§ SET TASK
Below are entries. Give back exactly the lines from the one containing "Write the matplotlib code for this chart." through the one containing "handleheight=0.65, handletextpad=0.5, labelspacing=0.85)", inclusive, without the pictures.

§ PROVIDED DATA

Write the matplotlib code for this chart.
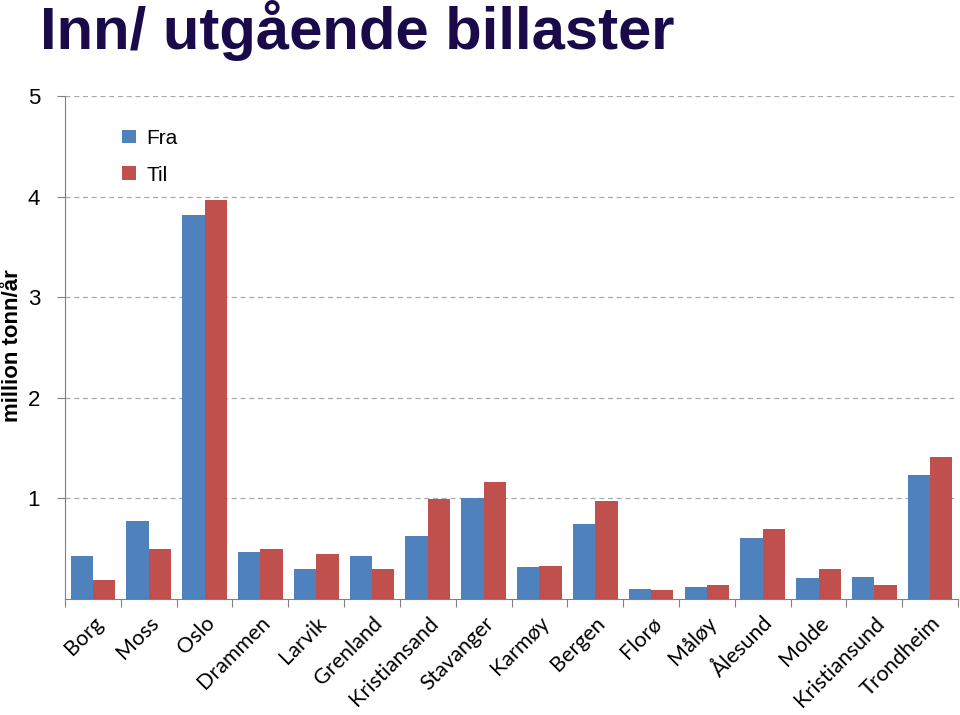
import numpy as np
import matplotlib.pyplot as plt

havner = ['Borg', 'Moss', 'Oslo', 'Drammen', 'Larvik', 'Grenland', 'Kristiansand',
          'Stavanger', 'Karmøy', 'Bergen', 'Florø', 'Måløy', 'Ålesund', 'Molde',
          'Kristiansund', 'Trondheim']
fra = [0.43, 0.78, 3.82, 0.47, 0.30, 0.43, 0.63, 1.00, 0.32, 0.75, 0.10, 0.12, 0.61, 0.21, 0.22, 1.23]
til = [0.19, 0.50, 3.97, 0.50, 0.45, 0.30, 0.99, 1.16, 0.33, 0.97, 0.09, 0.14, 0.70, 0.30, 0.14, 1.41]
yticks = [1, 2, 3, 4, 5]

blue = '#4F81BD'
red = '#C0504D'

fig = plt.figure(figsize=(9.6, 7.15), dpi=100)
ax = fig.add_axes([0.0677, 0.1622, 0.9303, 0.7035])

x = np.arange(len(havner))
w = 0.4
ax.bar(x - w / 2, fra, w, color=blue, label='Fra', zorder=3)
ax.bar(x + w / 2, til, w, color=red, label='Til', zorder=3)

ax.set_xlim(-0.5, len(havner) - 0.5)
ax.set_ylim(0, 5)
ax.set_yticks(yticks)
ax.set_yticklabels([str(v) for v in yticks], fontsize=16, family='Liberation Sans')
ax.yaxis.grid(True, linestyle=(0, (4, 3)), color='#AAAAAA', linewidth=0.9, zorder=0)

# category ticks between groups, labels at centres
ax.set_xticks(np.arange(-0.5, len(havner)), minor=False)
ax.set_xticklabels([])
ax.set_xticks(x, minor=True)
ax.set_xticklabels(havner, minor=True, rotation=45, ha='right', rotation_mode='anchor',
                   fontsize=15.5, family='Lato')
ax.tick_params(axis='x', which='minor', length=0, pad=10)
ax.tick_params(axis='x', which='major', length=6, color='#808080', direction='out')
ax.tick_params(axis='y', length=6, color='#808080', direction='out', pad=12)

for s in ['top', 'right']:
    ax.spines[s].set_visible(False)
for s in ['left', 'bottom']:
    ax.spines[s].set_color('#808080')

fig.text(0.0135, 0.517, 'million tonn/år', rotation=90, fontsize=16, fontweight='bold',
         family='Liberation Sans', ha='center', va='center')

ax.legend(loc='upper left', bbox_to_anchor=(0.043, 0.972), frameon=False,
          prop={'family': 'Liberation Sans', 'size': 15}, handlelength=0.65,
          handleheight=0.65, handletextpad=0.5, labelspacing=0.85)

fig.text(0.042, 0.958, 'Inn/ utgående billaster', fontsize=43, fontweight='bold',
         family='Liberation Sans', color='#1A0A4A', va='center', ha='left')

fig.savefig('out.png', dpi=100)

* * *

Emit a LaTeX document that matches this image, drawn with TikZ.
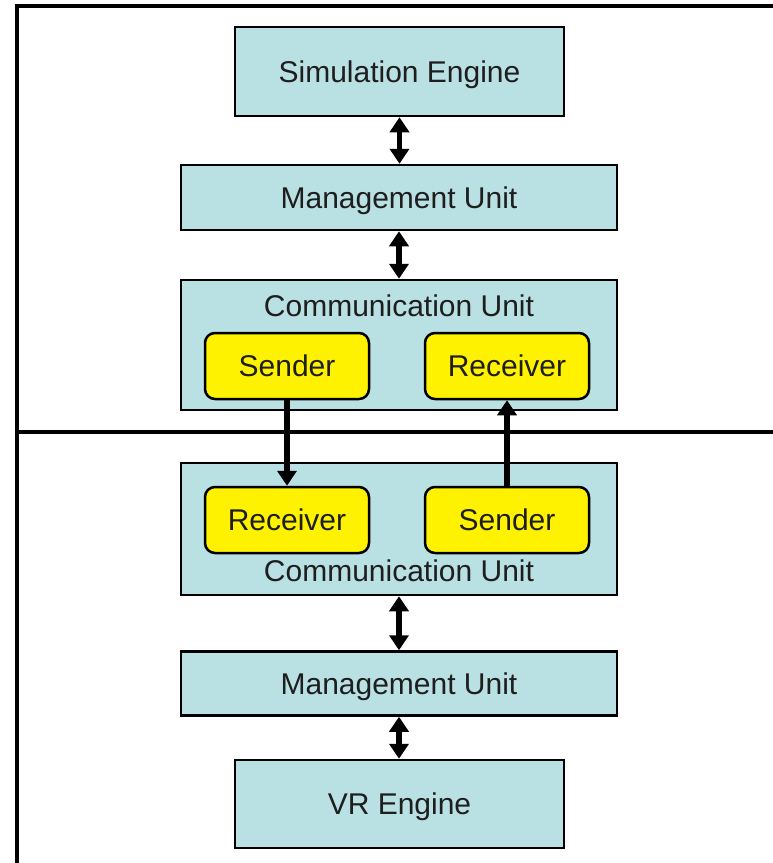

§ TASK ANSWER
Write the matplotlib code for this chart.
import numpy as np
import matplotlib.pyplot as plt

havner = ['Borg', 'Moss', 'Oslo', 'Drammen', 'Larvik', 'Grenland', 'Kristiansand',
          'Stavanger', 'Karmøy', 'Bergen', 'Florø', 'Måløy', 'Ålesund', 'Molde',
          'Kristiansund', 'Trondheim']
fra = [0.43, 0.78, 3.82, 0.47, 0.30, 0.43, 0.63, 1.00, 0.32, 0.75, 0.10, 0.12, 0.61, 0.21, 0.22, 1.23]
til = [0.19, 0.50, 3.97, 0.50, 0.45, 0.30, 0.99, 1.16, 0.33, 0.97, 0.09, 0.14, 0.70, 0.30, 0.14, 1.41]
yticks = [1, 2, 3, 4, 5]

blue = '#4F81BD'
red = '#C0504D'

fig = plt.figure(figsize=(9.6, 7.15), dpi=100)
ax = fig.add_axes([0.0677, 0.1622, 0.9303, 0.7035])

x = np.arange(len(havner))
w = 0.4
ax.bar(x - w / 2, fra, w, color=blue, label='Fra', zorder=3)
ax.bar(x + w / 2, til, w, color=red, label='Til', zorder=3)

ax.set_xlim(-0.5, len(havner) - 0.5)
ax.set_ylim(0, 5)
ax.set_yticks(yticks)
ax.set_yticklabels([str(v) for v in yticks], fontsize=16, family='Liberation Sans')
ax.yaxis.grid(True, linestyle=(0, (4, 3)), color='#AAAAAA', linewidth=0.9, zorder=0)

# category ticks between groups, labels at centres
ax.set_xticks(np.arange(-0.5, len(havner)), minor=False)
ax.set_xticklabels([])
ax.set_xticks(x, minor=True)
ax.set_xticklabels(havner, minor=True, rotation=45, ha='right', rotation_mode='anchor',
                   fontsize=15.5, family='Lato')
ax.tick_params(axis='x', which='minor', length=0, pad=10)
ax.tick_params(axis='x', which='major', length=6, color='#808080', direction='out')
ax.tick_params(axis='y', length=6, color='#808080', direction='out', pad=12)

for s in ['top', 'right']:
    ax.spines[s].set_visible(False)
for s in ['left', 'bottom']:
    ax.spines[s].set_color('#808080')

fig.text(0.0135, 0.517, 'million tonn/år', rotation=90, fontsize=16, fontweight='bold',
         family='Liberation Sans', ha='center', va='center')

ax.legend(loc='upper left', bbox_to_anchor=(0.043, 0.972), frameon=False,
          prop={'family': 'Liberation Sans', 'size': 15}, handlelength=0.65,
          handleheight=0.65, handletextpad=0.5, labelspacing=0.85)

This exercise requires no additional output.